Given information —
— start —
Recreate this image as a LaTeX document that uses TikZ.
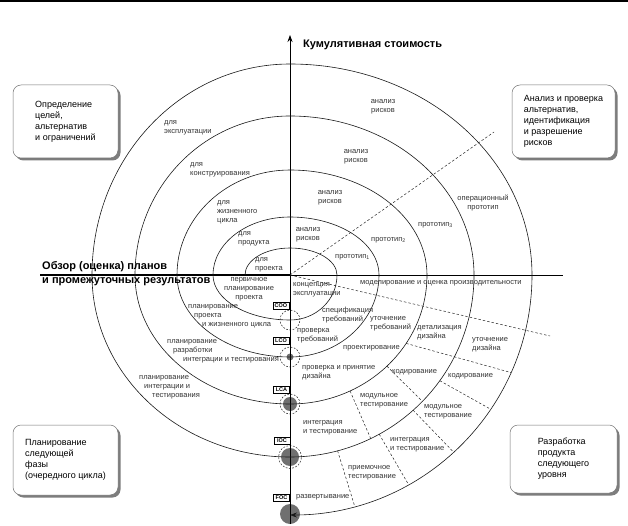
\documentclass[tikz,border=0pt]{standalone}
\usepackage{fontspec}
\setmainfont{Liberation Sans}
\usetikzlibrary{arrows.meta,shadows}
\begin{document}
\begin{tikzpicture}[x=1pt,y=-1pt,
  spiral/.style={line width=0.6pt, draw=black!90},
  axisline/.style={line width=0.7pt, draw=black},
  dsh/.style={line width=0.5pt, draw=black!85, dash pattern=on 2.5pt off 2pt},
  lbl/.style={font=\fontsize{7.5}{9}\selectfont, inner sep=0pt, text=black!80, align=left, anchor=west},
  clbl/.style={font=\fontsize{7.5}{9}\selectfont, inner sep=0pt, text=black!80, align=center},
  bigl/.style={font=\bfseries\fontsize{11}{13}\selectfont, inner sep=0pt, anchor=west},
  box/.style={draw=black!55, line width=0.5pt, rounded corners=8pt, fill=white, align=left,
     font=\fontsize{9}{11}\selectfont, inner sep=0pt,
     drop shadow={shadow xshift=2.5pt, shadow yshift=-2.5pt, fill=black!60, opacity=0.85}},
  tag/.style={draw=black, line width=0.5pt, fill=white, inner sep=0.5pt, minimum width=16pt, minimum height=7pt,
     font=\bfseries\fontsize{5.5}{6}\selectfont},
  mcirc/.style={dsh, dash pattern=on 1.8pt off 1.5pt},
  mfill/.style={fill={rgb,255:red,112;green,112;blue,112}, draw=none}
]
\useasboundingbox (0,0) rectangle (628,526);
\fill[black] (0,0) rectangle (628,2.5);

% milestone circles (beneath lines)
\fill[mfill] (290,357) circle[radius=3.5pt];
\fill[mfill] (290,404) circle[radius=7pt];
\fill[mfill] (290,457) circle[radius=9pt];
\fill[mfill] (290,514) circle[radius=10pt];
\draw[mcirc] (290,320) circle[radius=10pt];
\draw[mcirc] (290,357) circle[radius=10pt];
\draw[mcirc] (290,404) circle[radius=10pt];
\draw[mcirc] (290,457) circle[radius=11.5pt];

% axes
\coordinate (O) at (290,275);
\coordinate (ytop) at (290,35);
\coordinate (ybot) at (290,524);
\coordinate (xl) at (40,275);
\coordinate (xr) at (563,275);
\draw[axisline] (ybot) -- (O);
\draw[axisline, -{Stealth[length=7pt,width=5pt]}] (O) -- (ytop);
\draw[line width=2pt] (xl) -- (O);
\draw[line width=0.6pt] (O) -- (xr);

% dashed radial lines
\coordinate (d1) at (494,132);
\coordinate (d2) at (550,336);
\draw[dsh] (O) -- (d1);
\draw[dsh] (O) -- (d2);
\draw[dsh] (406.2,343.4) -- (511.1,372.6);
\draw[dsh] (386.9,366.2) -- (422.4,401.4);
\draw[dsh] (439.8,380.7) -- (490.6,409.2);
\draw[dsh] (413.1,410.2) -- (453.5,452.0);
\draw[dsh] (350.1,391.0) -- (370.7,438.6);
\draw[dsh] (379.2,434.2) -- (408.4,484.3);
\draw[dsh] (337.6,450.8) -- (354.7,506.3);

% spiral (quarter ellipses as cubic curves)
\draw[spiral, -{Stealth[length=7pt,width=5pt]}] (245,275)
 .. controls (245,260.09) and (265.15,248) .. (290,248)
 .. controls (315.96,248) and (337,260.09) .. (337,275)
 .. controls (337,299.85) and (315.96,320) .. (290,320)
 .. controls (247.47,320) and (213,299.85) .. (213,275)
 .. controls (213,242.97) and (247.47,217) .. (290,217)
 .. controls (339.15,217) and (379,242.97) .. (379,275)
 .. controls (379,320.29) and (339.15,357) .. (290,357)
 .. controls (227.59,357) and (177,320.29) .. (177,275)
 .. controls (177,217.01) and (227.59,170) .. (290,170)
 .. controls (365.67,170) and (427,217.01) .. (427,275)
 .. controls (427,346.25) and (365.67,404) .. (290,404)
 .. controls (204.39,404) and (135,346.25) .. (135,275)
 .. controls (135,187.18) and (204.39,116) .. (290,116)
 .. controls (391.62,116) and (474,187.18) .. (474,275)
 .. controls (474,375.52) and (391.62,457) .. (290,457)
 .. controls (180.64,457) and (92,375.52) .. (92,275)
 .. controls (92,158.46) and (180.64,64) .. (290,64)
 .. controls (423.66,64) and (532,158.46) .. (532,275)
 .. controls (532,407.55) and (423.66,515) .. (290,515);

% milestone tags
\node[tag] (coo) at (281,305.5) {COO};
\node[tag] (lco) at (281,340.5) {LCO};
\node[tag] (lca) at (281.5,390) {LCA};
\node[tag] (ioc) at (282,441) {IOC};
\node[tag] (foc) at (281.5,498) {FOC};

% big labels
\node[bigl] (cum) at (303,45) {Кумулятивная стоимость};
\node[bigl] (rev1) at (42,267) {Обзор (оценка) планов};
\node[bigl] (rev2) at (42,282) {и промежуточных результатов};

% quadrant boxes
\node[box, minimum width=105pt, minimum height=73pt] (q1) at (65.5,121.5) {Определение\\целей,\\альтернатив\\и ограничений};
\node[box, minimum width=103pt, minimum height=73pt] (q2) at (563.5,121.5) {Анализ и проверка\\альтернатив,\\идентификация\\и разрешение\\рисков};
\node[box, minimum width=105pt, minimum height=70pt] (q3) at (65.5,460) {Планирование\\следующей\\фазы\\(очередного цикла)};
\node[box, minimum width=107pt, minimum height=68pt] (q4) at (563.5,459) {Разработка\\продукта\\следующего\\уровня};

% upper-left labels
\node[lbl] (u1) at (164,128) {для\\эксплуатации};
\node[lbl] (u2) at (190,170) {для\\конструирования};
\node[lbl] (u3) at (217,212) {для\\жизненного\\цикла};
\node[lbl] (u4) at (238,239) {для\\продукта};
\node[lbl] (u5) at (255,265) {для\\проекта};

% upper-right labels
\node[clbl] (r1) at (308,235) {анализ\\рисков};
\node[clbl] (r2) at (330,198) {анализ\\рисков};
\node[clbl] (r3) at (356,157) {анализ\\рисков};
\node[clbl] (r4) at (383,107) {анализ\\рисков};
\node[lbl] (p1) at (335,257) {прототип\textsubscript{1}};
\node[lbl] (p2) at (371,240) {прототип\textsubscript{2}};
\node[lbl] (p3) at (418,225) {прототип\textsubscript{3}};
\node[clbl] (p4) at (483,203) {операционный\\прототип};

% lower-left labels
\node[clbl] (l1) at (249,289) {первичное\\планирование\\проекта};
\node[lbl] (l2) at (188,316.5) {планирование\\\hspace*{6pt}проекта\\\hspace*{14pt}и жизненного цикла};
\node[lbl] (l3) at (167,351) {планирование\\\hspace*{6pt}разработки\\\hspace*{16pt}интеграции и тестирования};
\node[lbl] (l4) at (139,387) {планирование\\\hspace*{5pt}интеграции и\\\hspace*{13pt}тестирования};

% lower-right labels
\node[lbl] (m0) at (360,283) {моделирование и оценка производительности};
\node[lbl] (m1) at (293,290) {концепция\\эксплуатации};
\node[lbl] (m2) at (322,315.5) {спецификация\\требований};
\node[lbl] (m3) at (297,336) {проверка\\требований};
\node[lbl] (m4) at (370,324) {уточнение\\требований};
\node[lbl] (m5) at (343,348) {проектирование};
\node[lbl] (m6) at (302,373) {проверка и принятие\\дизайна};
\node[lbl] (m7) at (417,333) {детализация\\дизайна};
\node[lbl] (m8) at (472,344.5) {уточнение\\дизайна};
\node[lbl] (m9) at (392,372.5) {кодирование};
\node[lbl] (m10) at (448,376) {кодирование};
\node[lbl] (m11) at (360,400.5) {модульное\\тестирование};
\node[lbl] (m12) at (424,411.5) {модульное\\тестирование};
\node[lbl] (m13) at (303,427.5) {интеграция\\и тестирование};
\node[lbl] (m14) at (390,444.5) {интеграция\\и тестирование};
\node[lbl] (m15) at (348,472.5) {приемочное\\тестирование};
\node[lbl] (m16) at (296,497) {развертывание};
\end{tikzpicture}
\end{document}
— end —
— start —
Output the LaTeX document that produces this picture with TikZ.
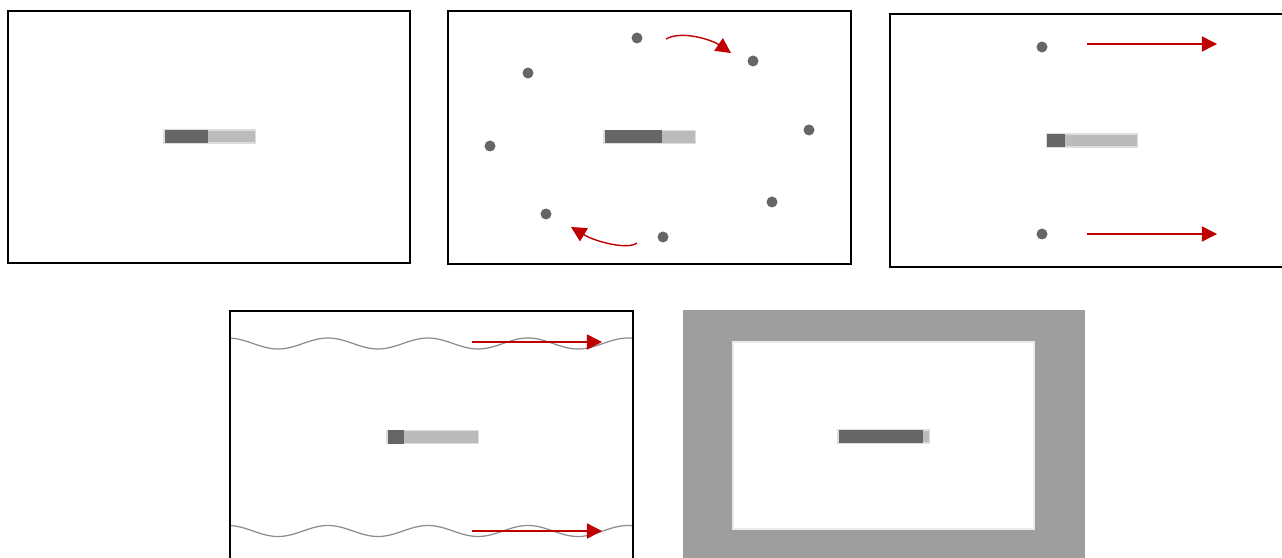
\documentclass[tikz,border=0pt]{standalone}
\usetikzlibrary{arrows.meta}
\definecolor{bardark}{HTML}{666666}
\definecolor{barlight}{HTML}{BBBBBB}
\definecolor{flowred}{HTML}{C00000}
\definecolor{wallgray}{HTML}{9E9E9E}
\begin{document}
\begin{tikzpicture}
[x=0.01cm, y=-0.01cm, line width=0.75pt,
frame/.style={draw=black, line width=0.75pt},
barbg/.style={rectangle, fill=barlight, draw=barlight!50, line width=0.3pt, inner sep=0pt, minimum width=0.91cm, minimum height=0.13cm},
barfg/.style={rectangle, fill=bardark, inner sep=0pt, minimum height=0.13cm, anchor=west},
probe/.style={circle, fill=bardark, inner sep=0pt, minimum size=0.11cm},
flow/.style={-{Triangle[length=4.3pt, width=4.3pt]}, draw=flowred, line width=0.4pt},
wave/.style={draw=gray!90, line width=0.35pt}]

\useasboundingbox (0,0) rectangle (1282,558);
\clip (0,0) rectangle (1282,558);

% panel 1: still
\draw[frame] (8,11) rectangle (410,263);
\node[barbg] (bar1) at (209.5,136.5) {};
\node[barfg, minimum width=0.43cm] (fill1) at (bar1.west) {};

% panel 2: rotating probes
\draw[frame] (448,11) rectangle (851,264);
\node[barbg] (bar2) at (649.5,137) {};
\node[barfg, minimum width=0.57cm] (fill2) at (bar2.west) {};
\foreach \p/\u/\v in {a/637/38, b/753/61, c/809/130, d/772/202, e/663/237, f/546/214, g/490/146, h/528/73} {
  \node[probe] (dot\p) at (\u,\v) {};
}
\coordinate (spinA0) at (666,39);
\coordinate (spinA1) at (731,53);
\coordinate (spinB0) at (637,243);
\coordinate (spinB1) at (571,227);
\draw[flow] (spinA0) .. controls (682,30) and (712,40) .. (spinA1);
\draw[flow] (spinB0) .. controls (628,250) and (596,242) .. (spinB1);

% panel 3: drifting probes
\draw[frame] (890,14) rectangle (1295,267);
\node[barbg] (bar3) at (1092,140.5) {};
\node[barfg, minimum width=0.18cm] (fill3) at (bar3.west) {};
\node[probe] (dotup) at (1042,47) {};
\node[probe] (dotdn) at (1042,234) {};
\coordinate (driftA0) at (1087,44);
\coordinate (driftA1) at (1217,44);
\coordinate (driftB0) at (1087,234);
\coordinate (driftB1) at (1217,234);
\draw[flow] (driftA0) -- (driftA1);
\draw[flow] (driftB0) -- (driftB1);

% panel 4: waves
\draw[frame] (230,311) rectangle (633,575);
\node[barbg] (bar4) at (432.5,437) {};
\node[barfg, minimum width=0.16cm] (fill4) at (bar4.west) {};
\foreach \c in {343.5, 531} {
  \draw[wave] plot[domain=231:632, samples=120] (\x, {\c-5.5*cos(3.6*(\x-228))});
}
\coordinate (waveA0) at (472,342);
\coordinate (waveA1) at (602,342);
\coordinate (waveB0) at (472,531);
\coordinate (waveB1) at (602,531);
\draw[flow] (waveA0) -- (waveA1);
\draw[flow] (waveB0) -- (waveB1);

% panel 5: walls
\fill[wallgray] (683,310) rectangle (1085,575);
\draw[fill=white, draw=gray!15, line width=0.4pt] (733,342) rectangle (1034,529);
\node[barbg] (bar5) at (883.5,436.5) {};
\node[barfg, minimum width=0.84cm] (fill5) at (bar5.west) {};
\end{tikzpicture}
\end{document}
— end —
— start —
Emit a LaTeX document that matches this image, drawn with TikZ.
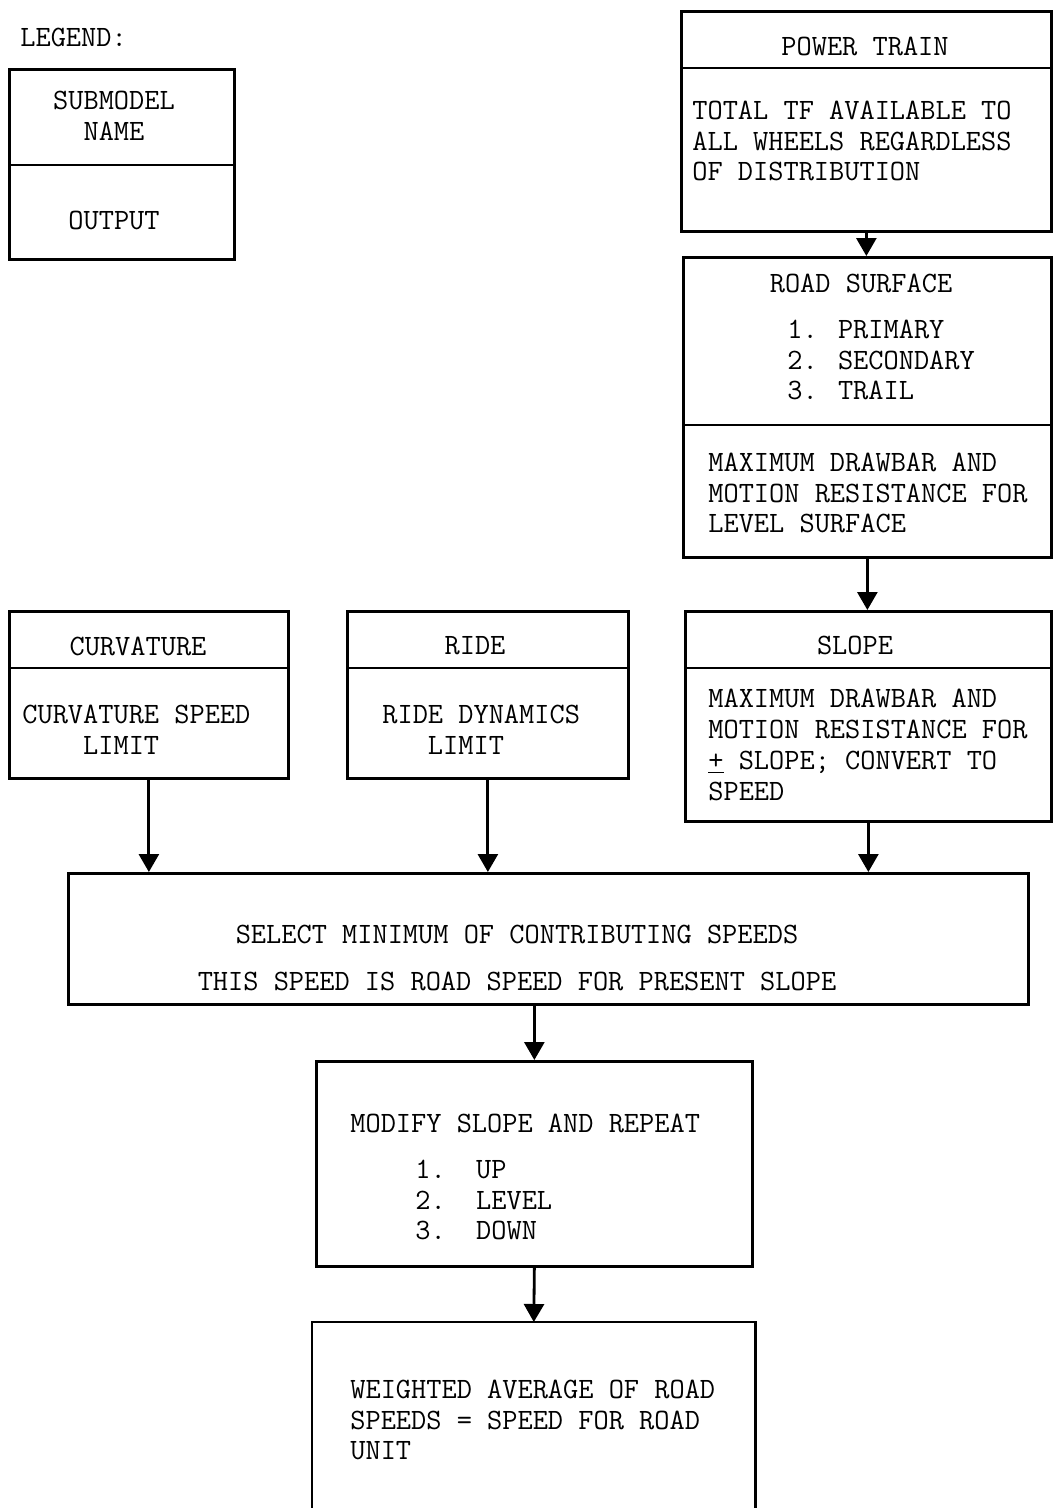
— end —
Task objective —
In the records above, find the lines containing "with" and copy them.

Written response —
Output the LaTeX document that produces this picture with TikZ.
Emit a LaTeX document that matches this image, drawn with TikZ.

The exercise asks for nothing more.